What is asked ▸ Skip all pictures. Write out the data below from its first line through the line that contains "0.55, 0.60, 0.65, 0.70, 0.75, 0.80, 0.85, 0.90, 0.95, 1.00];".

Recorded information ▸
»»

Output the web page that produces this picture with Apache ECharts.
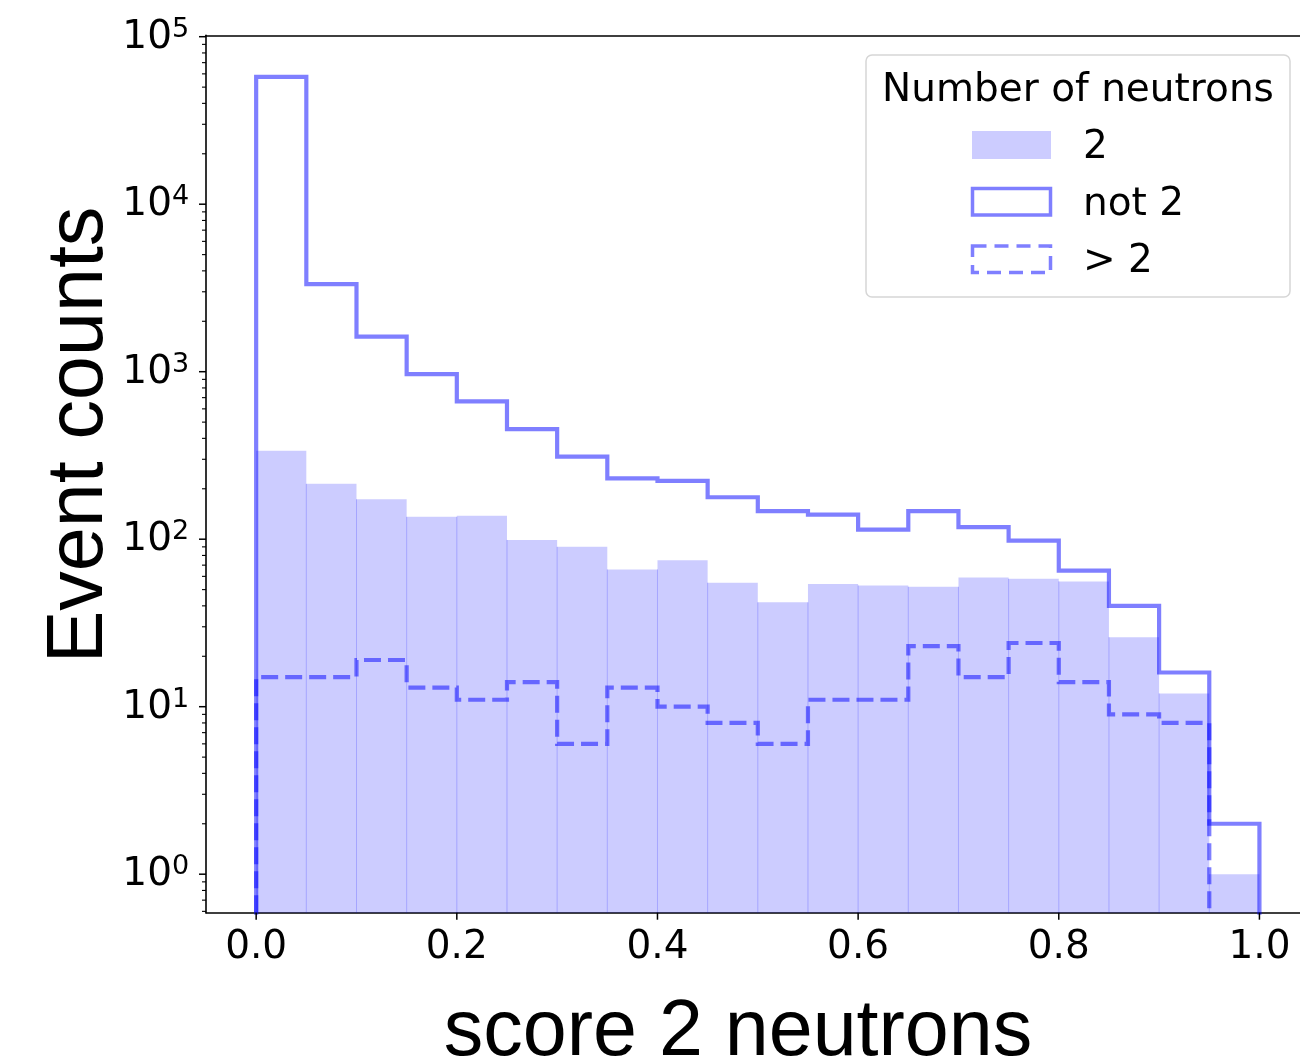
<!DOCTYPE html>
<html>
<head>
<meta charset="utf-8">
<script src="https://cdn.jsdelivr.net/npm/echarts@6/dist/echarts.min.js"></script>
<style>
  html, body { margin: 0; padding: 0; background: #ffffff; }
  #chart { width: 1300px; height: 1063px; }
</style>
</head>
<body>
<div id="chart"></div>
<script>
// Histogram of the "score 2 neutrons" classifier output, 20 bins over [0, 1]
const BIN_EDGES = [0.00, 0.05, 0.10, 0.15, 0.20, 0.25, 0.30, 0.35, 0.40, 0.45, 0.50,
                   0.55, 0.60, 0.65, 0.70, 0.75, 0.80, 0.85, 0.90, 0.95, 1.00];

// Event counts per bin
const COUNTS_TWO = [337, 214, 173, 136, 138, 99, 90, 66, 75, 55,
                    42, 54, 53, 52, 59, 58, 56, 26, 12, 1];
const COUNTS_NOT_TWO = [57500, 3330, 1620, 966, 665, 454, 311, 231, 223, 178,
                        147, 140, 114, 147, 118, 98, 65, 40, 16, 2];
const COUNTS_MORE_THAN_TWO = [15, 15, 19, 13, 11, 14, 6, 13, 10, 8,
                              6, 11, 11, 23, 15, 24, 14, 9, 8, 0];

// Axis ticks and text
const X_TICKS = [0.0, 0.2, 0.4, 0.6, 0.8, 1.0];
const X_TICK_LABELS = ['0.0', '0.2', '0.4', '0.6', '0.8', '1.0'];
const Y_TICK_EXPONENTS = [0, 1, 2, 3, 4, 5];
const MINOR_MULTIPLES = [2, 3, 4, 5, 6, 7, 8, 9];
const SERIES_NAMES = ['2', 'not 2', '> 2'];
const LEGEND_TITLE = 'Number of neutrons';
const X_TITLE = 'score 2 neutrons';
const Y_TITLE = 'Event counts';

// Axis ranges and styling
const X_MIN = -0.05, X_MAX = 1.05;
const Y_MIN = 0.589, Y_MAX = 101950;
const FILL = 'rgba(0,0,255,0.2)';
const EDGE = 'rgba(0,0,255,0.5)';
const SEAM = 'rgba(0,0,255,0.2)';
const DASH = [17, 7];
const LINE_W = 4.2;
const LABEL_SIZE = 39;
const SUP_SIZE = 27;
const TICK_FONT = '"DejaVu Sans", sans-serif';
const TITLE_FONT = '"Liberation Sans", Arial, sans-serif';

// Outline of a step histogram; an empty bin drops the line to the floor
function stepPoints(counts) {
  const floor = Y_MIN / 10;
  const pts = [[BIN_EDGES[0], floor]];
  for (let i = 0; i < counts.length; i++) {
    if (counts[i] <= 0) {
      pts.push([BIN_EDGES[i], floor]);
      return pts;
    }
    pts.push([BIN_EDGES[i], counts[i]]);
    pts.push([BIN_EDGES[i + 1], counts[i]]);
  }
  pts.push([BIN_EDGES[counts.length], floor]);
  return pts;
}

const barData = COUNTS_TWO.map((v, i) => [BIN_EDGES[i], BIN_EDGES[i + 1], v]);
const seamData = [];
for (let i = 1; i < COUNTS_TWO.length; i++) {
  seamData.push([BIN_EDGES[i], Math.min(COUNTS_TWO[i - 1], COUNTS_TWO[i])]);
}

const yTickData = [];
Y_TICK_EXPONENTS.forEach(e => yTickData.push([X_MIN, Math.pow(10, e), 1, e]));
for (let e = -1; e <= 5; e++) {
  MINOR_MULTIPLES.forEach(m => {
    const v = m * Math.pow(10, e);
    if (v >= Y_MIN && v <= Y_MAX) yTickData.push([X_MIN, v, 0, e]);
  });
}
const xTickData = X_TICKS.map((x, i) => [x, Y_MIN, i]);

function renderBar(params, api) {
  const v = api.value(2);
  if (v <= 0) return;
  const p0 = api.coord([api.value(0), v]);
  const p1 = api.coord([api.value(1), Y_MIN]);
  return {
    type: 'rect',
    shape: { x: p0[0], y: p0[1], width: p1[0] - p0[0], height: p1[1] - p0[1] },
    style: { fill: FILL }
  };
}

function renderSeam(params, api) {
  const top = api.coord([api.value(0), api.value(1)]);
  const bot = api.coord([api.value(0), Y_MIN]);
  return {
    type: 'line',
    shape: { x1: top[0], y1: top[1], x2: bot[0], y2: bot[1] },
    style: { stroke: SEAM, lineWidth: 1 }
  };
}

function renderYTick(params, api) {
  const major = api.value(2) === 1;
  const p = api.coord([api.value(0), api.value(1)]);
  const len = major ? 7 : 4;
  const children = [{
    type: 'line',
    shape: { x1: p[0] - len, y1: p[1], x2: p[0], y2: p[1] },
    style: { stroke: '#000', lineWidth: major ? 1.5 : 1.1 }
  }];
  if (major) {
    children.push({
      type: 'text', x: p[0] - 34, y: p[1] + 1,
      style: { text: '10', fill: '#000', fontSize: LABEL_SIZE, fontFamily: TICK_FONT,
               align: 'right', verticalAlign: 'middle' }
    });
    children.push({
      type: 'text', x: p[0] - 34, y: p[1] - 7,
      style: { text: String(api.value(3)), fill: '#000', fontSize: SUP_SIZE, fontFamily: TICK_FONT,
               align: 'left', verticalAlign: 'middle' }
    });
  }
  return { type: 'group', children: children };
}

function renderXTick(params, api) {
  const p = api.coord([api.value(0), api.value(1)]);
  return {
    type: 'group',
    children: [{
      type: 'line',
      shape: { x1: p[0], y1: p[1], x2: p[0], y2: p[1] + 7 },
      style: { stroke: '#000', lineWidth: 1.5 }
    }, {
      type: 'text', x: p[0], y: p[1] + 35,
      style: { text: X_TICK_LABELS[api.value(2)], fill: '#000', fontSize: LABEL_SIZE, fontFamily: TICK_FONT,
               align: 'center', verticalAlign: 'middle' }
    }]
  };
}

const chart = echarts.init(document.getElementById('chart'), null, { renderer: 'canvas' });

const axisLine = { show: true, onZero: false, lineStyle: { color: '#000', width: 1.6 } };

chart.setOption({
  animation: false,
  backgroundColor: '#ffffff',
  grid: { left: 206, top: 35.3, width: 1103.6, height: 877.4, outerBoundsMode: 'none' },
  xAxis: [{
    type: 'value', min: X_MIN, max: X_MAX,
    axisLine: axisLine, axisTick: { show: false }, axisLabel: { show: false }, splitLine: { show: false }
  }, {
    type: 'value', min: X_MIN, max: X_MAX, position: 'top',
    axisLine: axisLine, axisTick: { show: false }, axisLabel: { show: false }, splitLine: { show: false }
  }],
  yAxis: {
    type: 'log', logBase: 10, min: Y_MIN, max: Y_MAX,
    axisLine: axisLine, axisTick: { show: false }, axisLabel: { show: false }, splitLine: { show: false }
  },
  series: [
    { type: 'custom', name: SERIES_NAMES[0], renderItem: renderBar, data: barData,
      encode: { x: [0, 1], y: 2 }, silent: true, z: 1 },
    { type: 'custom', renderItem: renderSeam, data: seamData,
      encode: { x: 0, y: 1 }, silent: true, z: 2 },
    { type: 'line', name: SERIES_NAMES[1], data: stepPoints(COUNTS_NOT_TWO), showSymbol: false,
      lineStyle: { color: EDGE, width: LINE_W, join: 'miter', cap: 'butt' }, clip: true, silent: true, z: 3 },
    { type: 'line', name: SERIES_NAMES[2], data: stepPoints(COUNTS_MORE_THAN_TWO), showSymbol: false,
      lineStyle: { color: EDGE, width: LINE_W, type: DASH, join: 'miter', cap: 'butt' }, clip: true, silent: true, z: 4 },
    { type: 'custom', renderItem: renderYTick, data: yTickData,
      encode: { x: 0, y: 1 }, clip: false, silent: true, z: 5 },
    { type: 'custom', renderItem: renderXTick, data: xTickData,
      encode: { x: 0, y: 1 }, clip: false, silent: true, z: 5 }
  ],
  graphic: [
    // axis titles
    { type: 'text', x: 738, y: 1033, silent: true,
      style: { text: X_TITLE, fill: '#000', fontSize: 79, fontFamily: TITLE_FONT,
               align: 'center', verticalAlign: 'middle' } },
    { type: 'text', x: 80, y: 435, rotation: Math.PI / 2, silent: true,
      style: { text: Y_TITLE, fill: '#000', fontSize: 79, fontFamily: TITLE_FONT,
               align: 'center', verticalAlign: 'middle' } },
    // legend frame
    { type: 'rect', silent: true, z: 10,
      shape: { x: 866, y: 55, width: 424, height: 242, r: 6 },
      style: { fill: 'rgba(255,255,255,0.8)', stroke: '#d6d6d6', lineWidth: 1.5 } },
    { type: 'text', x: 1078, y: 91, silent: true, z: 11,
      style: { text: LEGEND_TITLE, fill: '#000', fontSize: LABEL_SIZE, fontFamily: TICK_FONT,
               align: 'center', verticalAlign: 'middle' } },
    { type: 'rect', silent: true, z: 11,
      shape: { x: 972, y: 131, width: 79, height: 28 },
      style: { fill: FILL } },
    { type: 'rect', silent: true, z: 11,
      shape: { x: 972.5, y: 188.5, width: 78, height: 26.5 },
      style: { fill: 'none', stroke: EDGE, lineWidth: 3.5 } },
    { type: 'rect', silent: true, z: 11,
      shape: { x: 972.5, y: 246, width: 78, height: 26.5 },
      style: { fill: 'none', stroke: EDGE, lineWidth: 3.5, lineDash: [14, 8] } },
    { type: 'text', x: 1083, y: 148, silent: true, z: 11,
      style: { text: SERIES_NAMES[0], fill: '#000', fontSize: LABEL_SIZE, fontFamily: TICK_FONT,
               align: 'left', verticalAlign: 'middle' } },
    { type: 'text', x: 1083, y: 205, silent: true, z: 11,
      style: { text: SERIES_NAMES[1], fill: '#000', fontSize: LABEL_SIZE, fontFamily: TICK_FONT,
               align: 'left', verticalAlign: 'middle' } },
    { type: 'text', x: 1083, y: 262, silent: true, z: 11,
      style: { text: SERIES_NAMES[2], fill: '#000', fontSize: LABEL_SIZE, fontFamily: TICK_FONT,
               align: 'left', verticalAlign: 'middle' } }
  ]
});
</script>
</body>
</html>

««

Task answer ▸
Output the web page that produces this picture with Apache ECharts.
<!DOCTYPE html>
<html>
<head>
<meta charset="utf-8">
<script src="https://cdn.jsdelivr.net/npm/echarts@6/dist/echarts.min.js"></script>
<style>
  html, body { margin: 0; padding: 0; background: #ffffff; }
  #chart { width: 1300px; height: 1063px; }
</style>
</head>
<body>
<div id="chart"></div>
<script>
// Histogram of the "score 2 neutrons" classifier output, 20 bins over [0, 1]
const BIN_EDGES = [0.00, 0.05, 0.10, 0.15, 0.20, 0.25, 0.30, 0.35, 0.40, 0.45, 0.50,
                   0.55, 0.60, 0.65, 0.70, 0.75, 0.80, 0.85, 0.90, 0.95, 1.00];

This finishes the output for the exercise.